Een dissident is een individu dat zich, al dan niet samen met gelijkdenkenden, verzet tegen de overheersende opvattingen of beleidslijnen op politiek, religieus of sociaal gebied.
De verwante Engelse term dissenter werd gebruikt als verzamelnaam voor mensen die in hun religieuze opvattingen afweken van de officiële kerk in hun land en om die reden vaak werden achtergesteld en gediscrimineerd.
De term werd echter vooral bekend tijdens de 20e eeuw, om mensen aan te duiden die zich verzetten tegen de in het algemeen harde politieke lijn in communistisch geregeerde landen, met name het voormalige Oostblok (de Sovjet-Unie en haar satellietstaten), zoals Andrej Sacharov, Andrej Amalrik, Aleksandr Solzjenitsyn en Václav Havel. Dissidenten konden daar te maken krijgen met langdurige straffen, verbanning of opname in een 'psychiatrische' inrichting, zoals in het Serbski-instituut, waar ze vaak gediagnosticeerd werden met sluipende schizofrenie.
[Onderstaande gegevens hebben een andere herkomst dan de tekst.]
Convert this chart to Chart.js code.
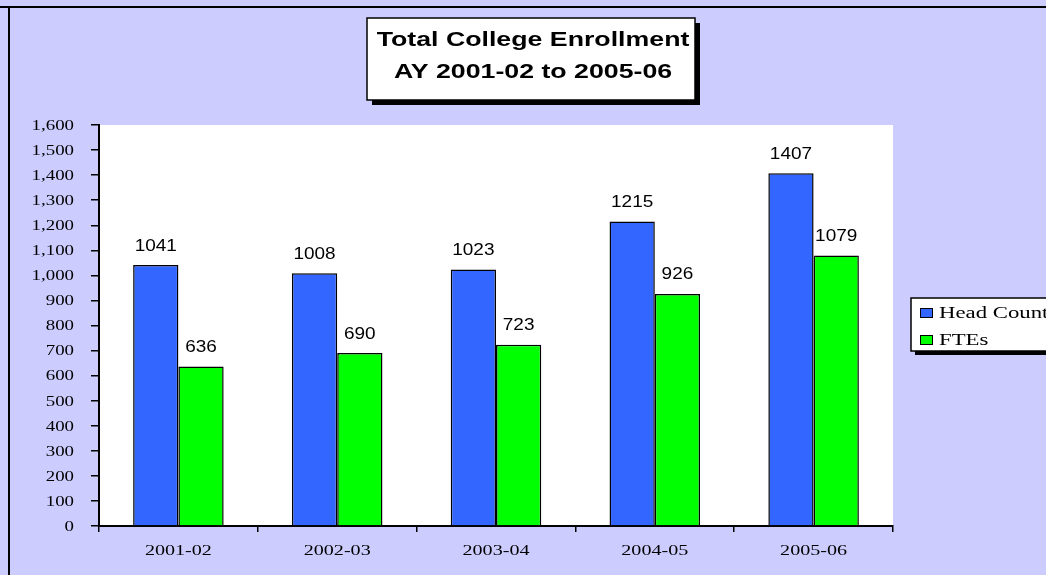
<!DOCTYPE html>
<html>
<head>
<meta charset="utf-8">
<script src="https://cdn.jsdelivr.net/npm/chart.js@4/dist/chart.umd.min.js"></script>
<style>
  html, body { margin: 0; padding: 0; background: #ccccff; }
  #wrap { width: 1046px; height: 575px; position: relative; }
</style>
</head>
<body>
<div id="wrap"><canvas id="chart"></canvas></div>
<script>
"use strict";

const YEARS = ["2001-02", "2002-03", "2003-04", "2004-05", "2005-06"];
const HEAD_COUNT = [1041, 1008, 1023, 1215, 1407];
const FTES = [636, 690, 723, 926, 1079];
const TITLE_LINES = ["Total College Enrollment", "AY 2001-02 to 2005-06"];

const COLORS = {
  page: "#ccccff",
  plot: "#ffffff",
  head: "#3366ff",
  fte: "#00ff00",
  ink: "#000000",
};

const SERIF = '"Liberation Serif", "Times New Roman", serif';
const SANS = '"Liberation Sans", Arial, sans-serif';

// text in the source is drawn wider than the fonts we have, so stretch it a bit
function wideText(ctx, text, x, y, font, sx, align) {
  ctx.save();
  ctx.translate(x, y);
  ctx.scale(sx, 1);
  ctx.font = font;
  ctx.fillStyle = COLORS.ink;
  ctx.textAlign = align;
  ctx.textBaseline = "middle";
  ctx.fillText(text, 0, 0);
  ctx.restore();
}

function shadowBox(ctx, x, y, w, h, off) {
  ctx.save();
  ctx.fillStyle = COLORS.ink;
  ctx.fillRect(x + off, y + off, w, h);
  ctx.fillStyle = "#ffffff";
  ctx.fillRect(x, y, w, h);
  ctx.strokeStyle = COLORS.ink;
  ctx.lineWidth = 1.5;
  ctx.strokeRect(x, y, w, h);
  ctx.restore();
}

const framePlugin = {
  id: "frame",
  beforeDraw(chart) {
    const { ctx, chartArea: a } = chart;
    ctx.save();
    ctx.fillStyle = COLORS.page;
    ctx.fillRect(0, 0, chart.width, chart.height);
    ctx.fillStyle = COLORS.ink;
    ctx.fillRect(0, 6, chart.width, 2);
    ctx.fillRect(8, 6, 2, chart.height);
    ctx.fillStyle = COLORS.plot;
    ctx.fillRect(a.left, a.top, a.right - a.left, a.bottom - a.top);
    ctx.restore();
  },
  afterDatasetsDraw(chart) {
    const { ctx } = chart;
    chart.data.datasets.forEach((ds, i) => {
      chart.getDatasetMeta(i).data.forEach((bar, j) => {
        wideText(ctx, String(ds.data[j]), bar.x, bar.y - 19, "16.5px " + SANS, 1.15, "center");
      });
    });
  },
  afterDraw(chart) {
    const { ctx, scales } = chart;
    // axis labels
    scales.y.ticks.forEach(t => {
      wideText(ctx, t.value.toLocaleString("en-US"), 74, scales.y.getPixelForValue(t.value) + 1, "14.5px " + SERIF, 1.3, "right");
    });
    YEARS.forEach((lab, i) => {
      wideText(ctx, lab, scales.x.getPixelForValue(i), 551, "15px " + SERIF, 1.34, "center");
    });

    // title box
    shadowBox(ctx, 367, 18, 328, 82, 5);
    wideText(ctx, TITLE_LINES[0], 533, 41, "bold 19.5px " + SANS, 1.37, "center");
    wideText(ctx, TITLE_LINES[1], 533, 73, "bold 19.5px " + SANS, 1.37, "center");

    // legend box
    shadowBox(ctx, 911, 298, 150, 53, 4);
    chart.data.datasets.forEach((ds, i) => {
      const y = 313 + i * 27;
      ctx.save();
      ctx.fillStyle = ds.backgroundColor;
      ctx.fillRect(920, y - 4, 12, 9);
      ctx.strokeStyle = COLORS.ink;
      ctx.lineWidth = 1;
      ctx.strokeRect(920.5, y - 4.5, 12, 9);
      ctx.restore();
      wideText(ctx, ds.label, 939, y + 1, "16.5px " + SERIF, 1.38, "left");
    });
  },
};

new Chart(document.getElementById("chart"), {
  type: "bar",
  data: {
    labels: YEARS,
    datasets: [
      { label: "Head Count", data: HEAD_COUNT, backgroundColor: COLORS.head, borderColor: COLORS.ink, borderWidth: 1.5 },
      { label: "FTEs", data: FTES, backgroundColor: COLORS.fte, borderColor: COLORS.ink, borderWidth: 1.5 },
    ],
  },
  options: {
    responsive: true,
    maintainAspectRatio: false,
    animation: false,
    events: [],
    layout: { padding: { left: 0, top: 125, right: 153, bottom: 0 } },
    plugins: { legend: { display: false }, tooltip: { enabled: false }, title: { display: false } },
    datasets: { bar: { categoryPercentage: 0.57, barPercentage: 1 } },
    scales: {
      x: {
        offset: true,
        grid: { offset: true, drawOnChartArea: false, drawTicks: true, tickLength: 6, color: COLORS.ink, lineWidth: 1.5 },
        border: { display: true, color: COLORS.ink, width: 2 },
        ticks: { display: false },
        afterFit(scale) { scale.height = 49; },
      },
      y: {
        min: 0,
        max: 1600,
        grid: { drawOnChartArea: false, drawTicks: true, tickLength: 8, color: COLORS.ink, lineWidth: 1.5 },
        border: { display: true, color: COLORS.ink, width: 2 },
        ticks: { display: false, stepSize: 100 },
        afterFit(scale) { scale.width = 99; },
      },
    },
  },
  plugins: [framePlugin],
});
</script>
</body>
</html>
Edward Snowden is een voorbeeld van een hedendaagse dissident.
Een Nederlandse dissident was de journalist en schrijver Willem Oltmans, die in een decennia durende rechtsstrijd tegen de Nederlandse overheid verwikkeld raakte door de obstructie die hij ondervond na een interview in 1956 met de Indonesische president Soekarno en zijn standpunt in de Nieuw-Guinea-kwestie.
Dissidentie neemt meestal de vorm aan van niet-gewelddadig verzet. Ook militant optreden komt voor, dan is er al snel sprake van guerrillaoorlogvoering of terrorisme.